An intensive effort to try to assess the scale of the problem will be discussed at a meeting later this month of a committee of experts who have been given the responsibility of investigating the likely risk to human health.

Up to now only nine sheep out of an adult breeding flock of more than 20 million animals have been tested for BSE and scientists are worried that not enough is being done to see whether the disease was passed to sheep during the 1980s when they were fed the remains of BSE-infected cattle.

Scientists have known for some time that there is more than a theoretical risk of BSE infecting sheep. Experiments have shown that sheep fed on material from BSE-infected cattle can develop the disease and that although the symptoms are similar to scrapie - a natural disease of sheep - laboratory tests show the infective agent is identical to BSE.

The concern is that sheep farmers may not have noticed BSE in their flocks because it looks so much like scrapie, yet BSE is now known to be the cause of new-variant CJD in humans, which has so far affected 27 people.

The issue was raised yesterday by Professor Jeffrey Almond, of Reading University and a member of the Government's Spongiform Encephal-opathy Advisory Committee (Seac), who is to lead the investigation into the risk of BSE passing to sheep.

"I think there is a distinct possibility that BSE is out there in the sheep population ... I think if we found BSE in sheep it would be a national emergency and I think politicians would have to think very hard about what the appropriate response would be," he said.

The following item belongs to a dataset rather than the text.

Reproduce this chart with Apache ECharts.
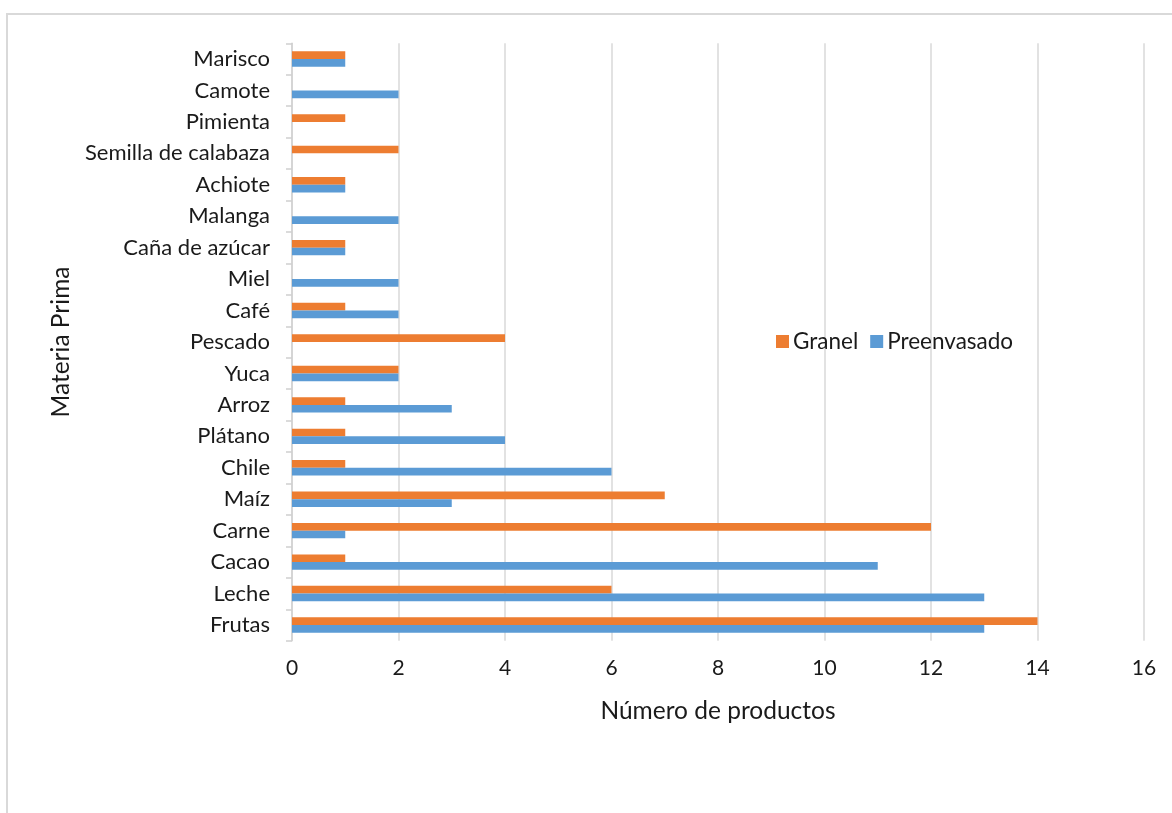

The search for BSE in sheep has been hampered by the lack of a simple, cheap test to distinguish it from scrapie. At present the only test involves injecting pieces of sheep brain into different strains of laboratory mice to see whether they develop BSE - a process that can take two years or more.

However, Seac members believe it is time for the Government to spend what could amount to millions of pounds in testing several thousand adult sheep because of continuing concern that BSE in sheep may, like scrapie, be passed from one animal to another.

The plan would involve surveying a representative sample of adult sheep from across the country and sending brain material to the Neuropathogenesis Unit in Edinburgh, the Central Veterinary Laboratory in Weybridge or the Institute of Animal Health in Compton.